A rural community has united to enter the digital age.
After years of frustration over low-speed, poor-quality internet access, the people of Killavullen in north Cork are now wired for high-speed broadband.
Their partnership approach with Nova Broadband — which devised a tailor-made solution for the area — has been hailed as a model for other rural communities facing the same problem.
“We had been fighting to try and get this problem fixed for years,” Killavullen resident Jason Roche said.
He bought an X-Box and a new widescreen TV last Christmas hoping to enjoy online gaming.
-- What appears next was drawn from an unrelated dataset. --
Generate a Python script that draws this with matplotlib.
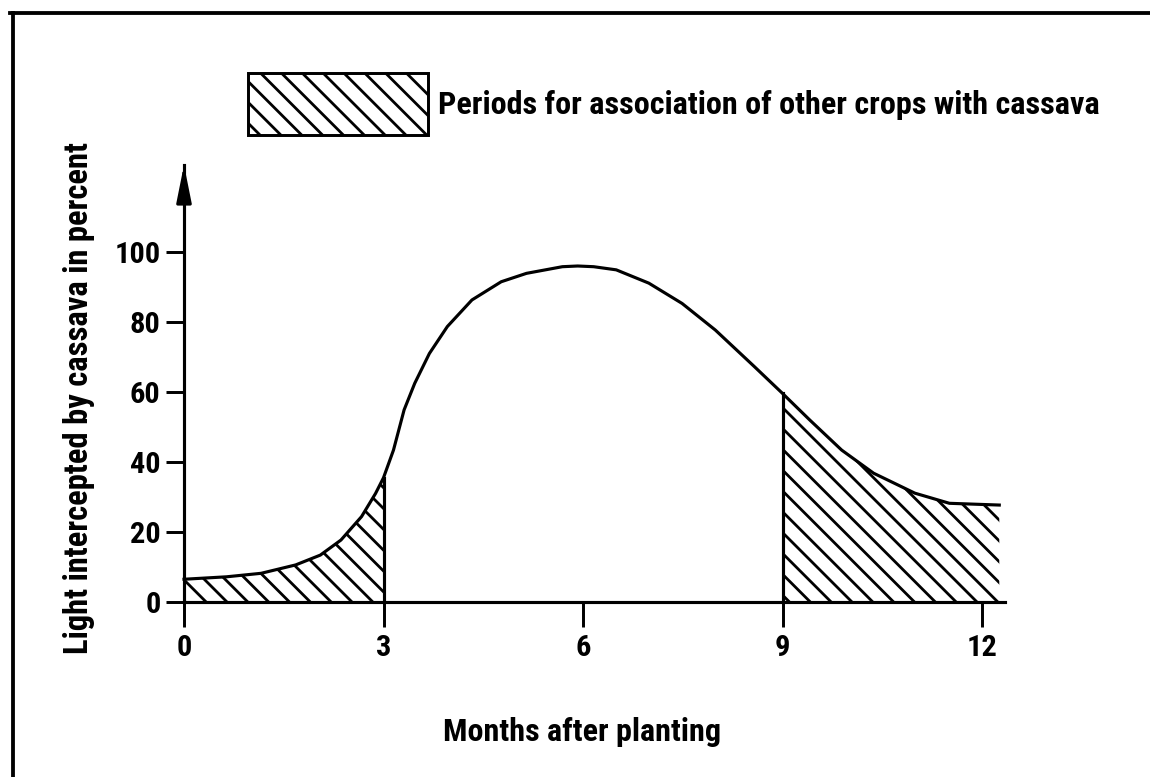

But the local fixed-line broadband infrastructure was in a poor state of repair and was over-congested.
Jason’s games console sat pretty much unused in the corner of his bedroom.
He and his neighbours could not do the simple things online like gaming, use Skype, watch YouTube videos, or movies or TV shows from Netflix. “We confronted the internet providers about the problem, set up a Facebook campaign and lobbied local TDs who attended meetings and said they would look into the problem — however, nothing ever happened,” he said.
“As a result, we were forced to suffer on, unable to use all of the great services offered by the internet. It’s just not fair or good enough.”
The people of Killavullen decided enough was enough and took the problem into their owns hands.
Another local resident Denis Collins, the CEO of business consultancy Smarter Dynamics, and chairman of the it@cork tech cluster, approached Dave McDonald, the managing director of Cork-based Nova Broadband to ask if his company could help.
Mr McDonald, who founded Nova Broadband 10 years ago, and who has been involved in rolling out Nova’s advanced fixed-wireless infrastructure to many parts of North Cork, said it could work in Killavullen too.
Fixed wireless uses the airwaves, bypassing the old phone line network, to deliver broadband to customers through a small dish.
Nova held a meeting in Killavullen community hall and outlined the various technical options.
The residents supplied the company with GPS co-ordinates for interested households, and Nova network engineers embarked on a mapping process.
They designed a new network for the area, and thanks to two landowners, they were able to install two repeaters to ensure maximum broadband coverage.
And after months of planning and engineering work, the service has just gone live. It has meant that Jason has finally been able to play his X-Box.
As part of the project, Nova offered free broadband to one location, and the community voted to give it to the community centre.
Killavullen Community Council’s Marion Regan said they were delighted.
“This will further enhance the facilities available to the community in the refurbished community centre,” she said.
“It means that a wide range of day and night classes can now be held with full internet connections. It also means that we can offer full meeting room services,” she added.